■ Direction ■
Extract every line below that contains the word "this".

(Dataset rows)
::::::::
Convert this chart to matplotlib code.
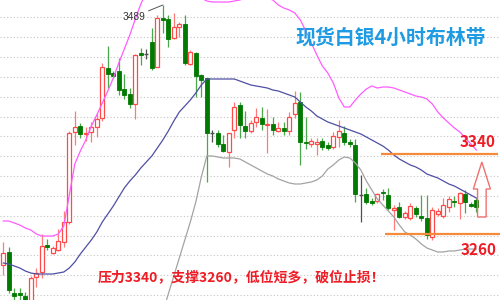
import numpy as np
import matplotlib
matplotlib.use("Agg")
import matplotlib.pyplot as plt
from matplotlib.patches import Rectangle, Polygon

plt.rcParams['font.family'] = ['Noto Sans CJK SC', 'DejaVu Sans']

# ---- 4H candles (open / high / low / close) ----
opens = [3229, 3242, 3201, 3201, 3198, 3189, 3217, 3222, 3249, 3241,
         3244, 3252, 3272, 3362, 3368, 3360.5, 3362, 3367, 3376, 3426,
         3421, 3423, 3405, 3400, 3390, 3441, 3440, 3452, 3427, 3476,
         3475, 3456, 3467, 3470, 3430, 3441, 3419, 3416, 3361, 3361,
         3350, 3342, 3364, 3389, 3368, 3363, 3372, 3376, 3369, 3370,
         3363, 3366, 3363, 3380, 3392, 3352, 3350, 3350, 3353, 3349,
         3347, 3357, 3361, 3352, 3349, 3299, 3300, 3293, 3293, 3302.5,
         3299, 3284.5, 3287, 3277, 3276, 3286, 3278, 3276, 3257, 3280,
         3278, 3287, 3293, 3291, 3300, 3290, 3294]
closes = [3241, 3204, 3198, 3199, 3190, 3216, 3221, 3248, 3247.5, 3246,
          3253, 3272, 3361, 3367, 3360, 3361.5, 3367, 3375, 3427, 3420,
          3418, 3404, 3399, 3390, 3439, 3439, 3440, 3426, 3476, 3474,
          3455, 3467, 3470, 3431, 3442, 3418, 3414, 3361, 3361, 3350,
          3343, 3361, 3387, 3369, 3363, 3371, 3377, 3370, 3370, 3364,
          3366, 3363, 3377, 3391, 3352, 3351, 3353, 3352, 3347, 3346,
          3358, 3363, 3352, 3350, 3300, 3299, 3292, 3291, 3300, 3301.5,
          3286, 3286, 3277, 3281, 3288, 3280, 3276, 3259, 3284, 3283,
          3289, 3295, 3292, 3301, 3292, 3288, 3287]
highs = [3252, 3247, 3206, 3206, 3202, 3218, 3226, 3260, 3255, 3248,
         3265, 3283, 3363, 3383, 3371, 3367, 3372, 3381, 3431, 3448,
         3423, 3436, 3420, 3406, 3440, 3446, 3445, 3466, 3479, 3489,
         3479, 3481, 3472, 3479, 3444, 3442, 3420, 3416, 3364, 3364,
         3359, 3361, 3392, 3392, 3383, 3374, 3386, 3387, 3385, 3377,
         3372, 3372, 3382, 3403, 3402, 3377, 3356, 3356, 3356, 3352,
         3362, 3374, 3368, 3355, 3355, 3319, 3306, 3296, 3301, 3305,
         3306, 3289, 3292, 3283, 3291, 3288, 3299, 3299, 3287, 3286,
         3296, 3298, 3298, 3302, 3304, 3292, 3296]
lows = [3219, 3201, 3194, 3194, 3188, 3186, 3207, 3216, 3244, 3240,
        3243, 3247, 3270, 3349, 3356, 3353, 3352, 3357, 3373, 3406,
        3416, 3399, 3395, 3386, 3375, 3429, 3435, 3424, 3427, 3461,
        3447, 3455, 3457, 3429, 3429, 3397, 3397, 3312, 3352, 3347,
        3342, 3327, 3356, 3356, 3356, 3361, 3367, 3364, 3341, 3359,
        3362, 3359, 3359, 3376, 3329, 3345, 3347, 3339, 3344, 3344,
        3345, 3347, 3349, 3347, 3292, 3272, 3290, 3289, 3291, 3294,
        3284, 3264, 3276, 3275, 3274, 3277, 3273, 3255, 3254, 3278,
        3276, 3282, 3287, 3275, 3281, 3287, 3282]

# ---- Bollinger bands ----
nan = np.nan
boll_upper = [3273, 3273, 3271, 3269, 3266, 3264, 3260, 3258, 3258, 3258,
              3260, 3268, 3299, 3330, 3343, 3354, 3368, 3379, 3391, 3403,
              3416, 3431, 3445, 3459, 3475, 3490, 3502, 3510, 3516, 3519,
              3519, 3516, 3512, 3508, 3504, 3500, 3496, 3493, 3492, 3492,
              3492, 3492, 3493, 3494, 3496, 3497, 3497, 3497, 3496, 3494,
              3489, 3486, 3484, 3481, 3474, 3463, 3451, 3439, 3428, 3421,
              3411, 3396, 3387, 3387, 3394, 3400, 3405, 3408, 3406, 3407,
              3407, 3406, 3404, 3402, 3400, 3398, 3397, 3395, 3390, 3382,
              3376, 3371, 3366, 3362, 3356, 3350, 3344]
boll_mid = [3231, 3230, 3228, 3226, 3223, 3221, 3220, 3220, 3220, 3220,
            3221, 3222, 3226, 3232, 3240, 3247, 3254, 3262, 3272, 3280,
            3288, 3297, 3306, 3313, 3319, 3326, 3332, 3338, 3346, 3354,
            3363, 3373, 3382, 3388, 3394, 3401, 3409, 3415, 3415, 3415,
            3415, 3415, 3415, 3413, 3411, 3409, 3408, 3407, 3406, 3404,
            3403, 3401, 3399, 3397, 3392, 3387, 3383, 3378, 3375, 3372,
            3370, 3368, 3366, 3364, 3362, 3360, 3357, 3354, 3351, 3348,
            3344, 3339, 3335, 3332, 3329, 3327, 3324, 3320, 3318, 3316,
            3313, 3310, 3308, 3305, 3302, 3299, 3296]
boll_lower = [nan] * 29 + [
    3182, 3200, 3218, 3236, 3254, 3272, 3292, 3317, 3338, 3338,
    3337, 3336, 3336, 3336, 3335, 3332, 3329, 3326, 3323, 3320,
    3318, 3315, 3313, 3311, 3310, 3310, 3311, 3312, 3314, 3318,
    3325, 3329, 3334, 3337, 3336, 3331, 3324, 3313, 3304, 3295,
    3289, 3283, 3277, 3269, 3262, 3259, 3255, 3250, 3246, 3244,
    3242, 3242, 3243, 3243, 3244, 3245, 3245, 3245]

resistance = 3340
support = 3260
peak = 3489
title = "现货白银4小时布林带"
note = "压力3340，支撑3260，低位短多，破位止损！"

# colours
UP_EDGE, UP_WICK = '#ff4a4a', '#ff7a7a'
DN_BODY, DN_WICK = '#007a00', '#4aa84a'
DOJI = '#505050'

fig = plt.figure(figsize=(5, 3), dpi=100)
ax = fig.add_axes([0, 0, 1, 1])
ax.set_xlim(-0.6, 90.3)
ax.set_ylim(3194, 3494)

# dotted horizontal grid
grid_levels = 3476.7 - 19.84 * np.arange(15)
ax.set_yticks(grid_levels)
ax.set_xticks([])
ax.grid(axis='y', color='#c4c4c4', linestyle=(0, (1, 2)), linewidth=0.8)
ax.tick_params(left=False, labelleft=False)
for s in ax.spines.values():
    s.set_visible(False)

# candles
w = 0.7
for i, (o, h, l, c) in enumerate(zip(opens, highs, lows, closes)):
    if c > o:
        ax.vlines(i, l, h, color=UP_WICK, lw=0.9, zorder=2)
        ax.add_patch(Rectangle((i - w / 2, o), w, c - o, facecolor='white',
                               edgecolor=UP_EDGE, lw=0.9, zorder=3))
    elif c < o:
        ax.vlines(i, l, h, color=DN_WICK, lw=0.9, zorder=2)
        ax.add_patch(Rectangle((i - w / 2, c), w, o - c, facecolor=DN_BODY,
                               edgecolor=DN_BODY, lw=0.6, zorder=3))
    else:
        ax.vlines(i, l, h, color=DOJI, lw=0.9, zorder=2)
        ax.hlines(o, i - w / 2, i + w / 2, color=DOJI, lw=1.0, zorder=3)

# bands
x = np.arange(len(opens))
ax.plot(x, boll_upper, color='#ff5cff', lw=0.9, zorder=4)
ax.plot(x, boll_mid, color='#4f4fa3', lw=0.9, zorder=4)
ax.plot(x, boll_lower, color='#a3a3a3', lw=0.9, zorder=4)

# peak annotation
peak_idx = int(np.argmax(highs))
ax.annotate(str(peak), xy=(peak_idx, peak), xytext=(peak_idx - 3.1, peak - 12),
            ha='right', va='center', fontsize=7.3, color='#333333',
            family=['Liberation Sans', 'DejaVu Sans'], zorder=6,
            arrowprops=dict(arrowstyle='-', color='#555555', lw=0.7,
                            relpos=(1.0, 1.0), shrinkA=0, shrinkB=0))

# resistance / support lines
ax.hlines(resistance, 68.7, 90.0, color='#f58a3a', lw=1.6, zorder=5)
ax.hlines(support, 69.4, 90.3, color='#f58a3a', lw=1.6, zorder=5)
ax.text(89.4, resistance + 4, str(resistance), ha='right', va='bottom',
        fontsize=11, fontweight='bold', color='#ee1c25', zorder=6)
ax.text(89.7, support - 8, str(support), ha='right', va='top',
        fontsize=11, fontweight='bold', color='#ee1c25', zorder=6)

# hollow up arrow beyond the last bar
ax_x = len(opens)
a_lo, a_hi, a_neck = 3277, 3332, 3305
hw, sw = 1.55, 0.78
arrow = Polygon([(ax_x, a_hi), (ax_x + hw, a_neck), (ax_x + sw, a_neck),
                 (ax_x + sw, a_lo), (ax_x - sw, a_lo), (ax_x - sw, a_neck),
                 (ax_x - hw, a_neck)], closed=True, facecolor='none',
                edgecolor='#f07070', lw=1.0, zorder=6)
ax.add_patch(arrow)

# captions
ax.text(0.782, 0.875, title, transform=ax.transAxes, ha='center', va='center',
        fontsize=14.3, fontweight='bold', color='#1e9be2', zorder=7)
ax.text(0.482, 0.077, note, transform=ax.transAxes, ha='center', va='center',
        fontsize=10, fontweight='bold', color='#ee1c25', zorder=7)

fig.savefig('out.png', dpi=100)
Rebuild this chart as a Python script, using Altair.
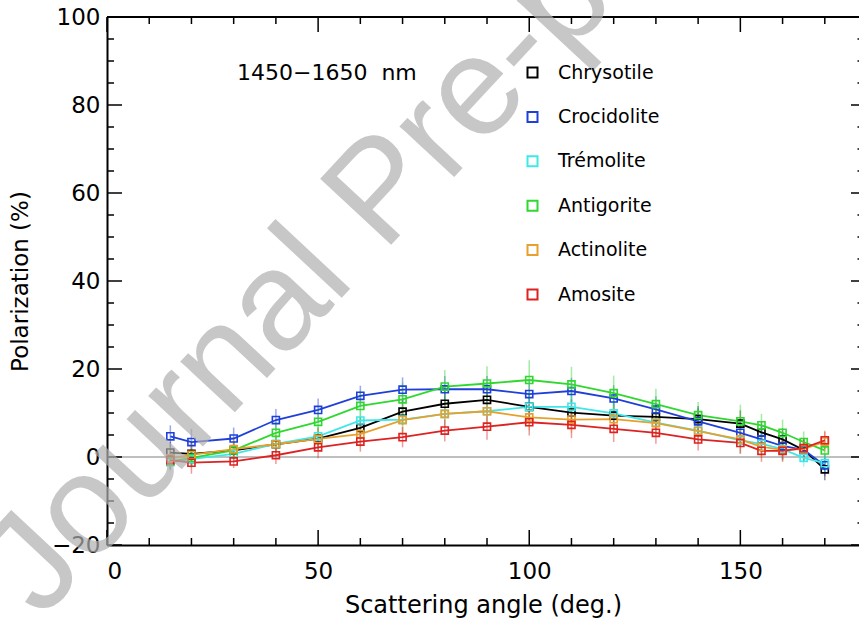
::::::::
■ In response ■
Convert this chart to matplotlib code.
Rebuild this chart as a Python script, using Altair.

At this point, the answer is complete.